H7N9 avian flu
The influenza A (H7N9) virus is one subgroup among the larger group of H7 viruses that normally circulate among birds. A number of human infections of the H7N9 virus have been reported in eastern China, mostly in the Yangtze River Delta region since late March 2013. Some of the patients have died of severe pneumonia brought on by the virus.
H7N9 bird flu strain is at peak: Chinese official
A senior Chinese disease control official has warned the H7N9 strain of bird flu had peaked again since last December following three recently reported deaths from the disease, the Beijing News reported on Monday.
More than 200 people across the country had been confirmed as infected with the strain since March last year and three patients had died over the past weekend, according to Feng Zijian, the deputy director of the Chinese Centre for Disease Control and Prevention.
Feng also noted the disease control authority had not ruled out the possibility that the disease had “limited capability of human-to-human transmission” amid concerns stoked by the death of a Shanghai doctor on Saturday and clusters of cases that emerged among family members.
The deputy director told the Beijing News on Monday night that the disease remained to be “sporadic” but had seen a high occurrence in southeast China.
He dismissed concerns over a more dangerous strain of flu in the recent outbreak and said the virus had not undergone major mutations and remained sensitive to current medication, the newspaper reported.
Two deaths have been reported in Shanghai and one in Guangdong province from January 18 to 19, state media reported on Monday.
One of the deceased in Shanghai was a doctor, igniting an explosion of fears that the disease might be capable of human-to-human spread.
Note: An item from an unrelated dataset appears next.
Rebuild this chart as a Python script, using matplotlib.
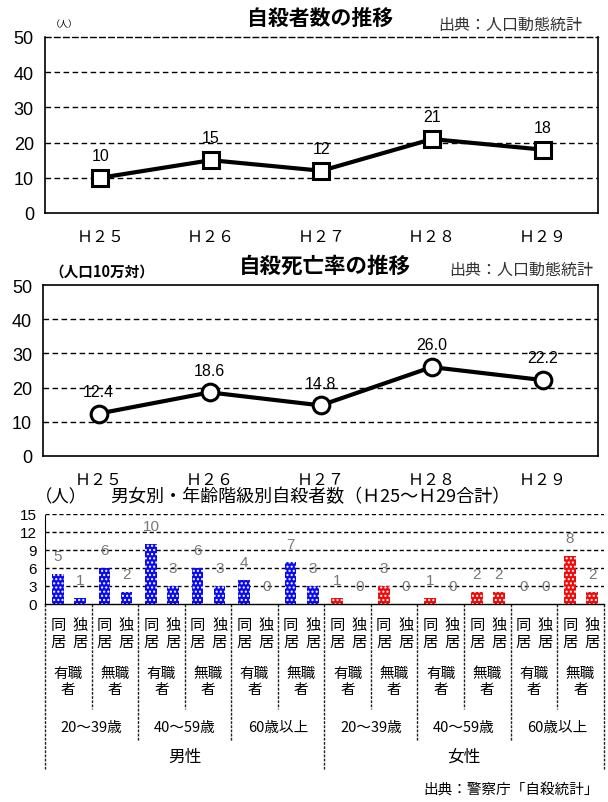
import matplotlib.pyplot as plt
from matplotlib.transforms import blended_transform_factory
from matplotlib.lines import Line2D

plt.rcParams['font.family'] = ['Noto Sans CJK JP', 'DejaVu Sans']

years = ['Ｈ２５', 'Ｈ２６', 'Ｈ２７', 'Ｈ２８', 'Ｈ２９']
suicides = [10, 15, 12, 21, 18]
rates = [12.4, 18.6, 14.8, 26.0, 22.2]

# bottom chart: 男性 then 女性, each age group: 有職者(同居, 独居), 無職者(同居, 独居)
bar_values = [5, 1, 6, 2, 10, 3, 6, 3, 4, 0, 7, 3,
              1, 0, 3, 0, 1, 0, 2, 2, 0, 0, 8, 2]
living = ['同\n居', '独\n居']
jobs = ['有職\n者', '無職\n者']
ages = ['20～39歳', '40～59歳', '60歳以上']
sexes = ['男性', '女性']
sex_colors = ['#0a0af0', '#f00a0a']

fig = plt.figure(figsize=(6.08, 8.03), dpi=100)
num_font = ['Liberation Sans', 'DejaVu Sans']


def line_chart(ax, vals, marker, fmt):
    x = range(len(years))
    ax.plot(x, vals, color='black', lw=3, marker=marker, ms=11 if marker == 's' else 12,
            mfc='white', mec='black', mew=2.2, zorder=3)
    for i, v in enumerate(vals):
        ax.annotate(fmt.format(v), (i, v), xytext=(0, 16), textcoords='offset points',
                    ha='center', va='center', fontsize=11.5, family=num_font)
    ax.set_xlim(-0.5, len(years) - 0.5)
    ax.set_ylim(0, 50)
    ax.set_yticks([0, 10, 20, 30, 40, 50])
    ax.set_yticklabels(['0', '10', '20', '30', '40', '50'], fontsize=13, family=num_font)
    ax.set_xticks(list(x))
    ax.set_xticklabels(years, fontsize=11.5)
    ax.tick_params(length=0, pad=11, axis='x')
    ax.tick_params(length=0, pad=8, axis='y')
    for g in [10, 20, 30, 40]:
        ax.axhline(g, color='black', lw=1, ls=(0, (4, 2.5)), zorder=1)
    for s in ax.spines.values():
        s.set_linewidth(1.2)


ax1 = fig.add_axes([0.074, 0.7335, 0.9095, 0.2192])
line_chart(ax1, suicides, 's', '{:d}')
ax1.spines['top'].set_linestyle((0, (4, 2.5)))
ax1.spines['top'].set_linewidth(1)
fig.text(0.527, 0.977, '自殺者数の推移', ha='center', va='center', fontsize=15, fontweight='bold')
fig.text(0.957, 0.969, '出典：人口動態統計', ha='right', va='center', fontsize=11.5, color='#333333')
fig.text(0.105, 0.97, '（人）', ha='center', va='center', fontsize=6.5)

ax2 = fig.add_axes([0.071, 0.4309, 0.913, 0.2129])
line_chart(ax2, rates, 'o', '{:.1f}')
fig.text(0.535, 0.668, '自殺死亡率の推移', ha='center', va='center', fontsize=15.5, fontweight='bold')
fig.text(0.975, 0.663, '出典：人口動態統計', ha='right', va='center', fontsize=11.5, color='#333333')
fig.text(0.168, 0.662, '（人口10万対）', ha='center', va='center', fontsize=10.5, fontweight='bold')

# bar chart
ax3 = fig.add_axes([0.074, 0.2466, 0.919, 0.1121])
n = len(bar_values)
xs = [(j // 2) * 2 + 0.55 + (j % 2) * 0.95 for j in range(n)]
cols = [sex_colors[j // 12] for j in range(n)]
ax3.bar(xs, bar_values, width=0.5, color=cols, edgecolor='white', lw=0, hatch='....', zorder=2)
for xv, v in zip(xs, bar_values):
    ax3.text(xv, v + 3.0, str(v), ha='center', va='center', fontsize=11, color='#777777',
             family=num_font, zorder=3)
ax3.set_xlim(0, 24)
ax3.set_ylim(0, 15)
ax3.set_yticks([0, 3, 6, 9, 12, 15])
ax3.set_yticklabels(['0', '3', '6', '9', '12', '15'], fontsize=11, family=num_font)
ax3.tick_params(length=0, pad=6)
ax3.set_xticks([])
for g in [3, 6, 9, 12, 15]:
    ax3.axhline(g, color='black', lw=1, ls=(0, (3, 2)), zorder=1)
ax3.spines['top'].set_visible(False)
ax3.spines['right'].set_visible(False)
ax3.spines['left'].set_linestyle((0, (2, 1)))
ax3.spines['bottom'].set_linewidth(1)
fig.text(0.51, 0.381, '男女別・年齢階級別自殺者数（Ｈ25～Ｈ29合計）', ha='center', va='center', fontsize=13)
fig.text(0.1, 0.381, '（人）', ha='center', va='center', fontsize=12.5)

tr = blended_transform_factory(ax3.transData, ax3.transAxes)
for j in range(n):
    ax3.text(xs[j], -0.32, living[j % 2], transform=tr, ha='center', va='center',
             fontsize=11, linespacing=1.0)
for p in range(12):
    ax3.text(p * 2 + 1, -0.86, jobs[p % 2], transform=tr, ha='center', va='center',
             fontsize=10.5, linespacing=1.2)
for a in range(6):
    ax3.text(a * 4 + 2, -1.37, ages[a % 3], transform=tr, ha='center', va='center', fontsize=10.5)
for s in range(2):
    ax3.text(s * 12 + 6, -1.69, sexes[s], transform=tr, ha='center', va='center', fontsize=12)
for b in range(0, 25, 2):
    if b % 12 == 0:
        low = -1.83
    elif b % 4 == 0:
        low = -1.52
    else:
        low = -1.17
    ax3.add_line(Line2D([b, b], [0, low], transform=tr, color='#222222', lw=1,
                        ls=(0, (2, 1)), clip_on=False))

fig.text(0.985, 0.016, '出典：警察庁「自殺統計」', ha='right', va='center', fontsize=10.5)

fig.savefig('out.png', dpi=100)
But state news agency Xinhua reported the doctor might have been exposed to live poultry and had not come into contact with flu patients in the ten days before he began to show symptoms.
Feng’s words echoed that of a representative from World Health Organisation to China, who said on Monday that there was no sign of sustained or large-scale human-to-human transmission of the virus.
“Since October, only one cluster was detected where human-to-human transmission might have occurred. We continue to expect only sporadic human cases,” the China Daily quoted the representative Bernhard Schwartlander as saying.
Figures from the national epidemic surveillance network have shown that the country recently sees five to seven newly confirmed human H7N9 cases each day.
Both the Chinese disease control authority and the World Health Organisation expect the number to be on the rise, the Beijing newspaper reported.
The World Health Organisation said on Monday it had been notified of more than 40 confirmed human H7N9 infections this month, all in China. It did not recommend any restrictions on travel or trade.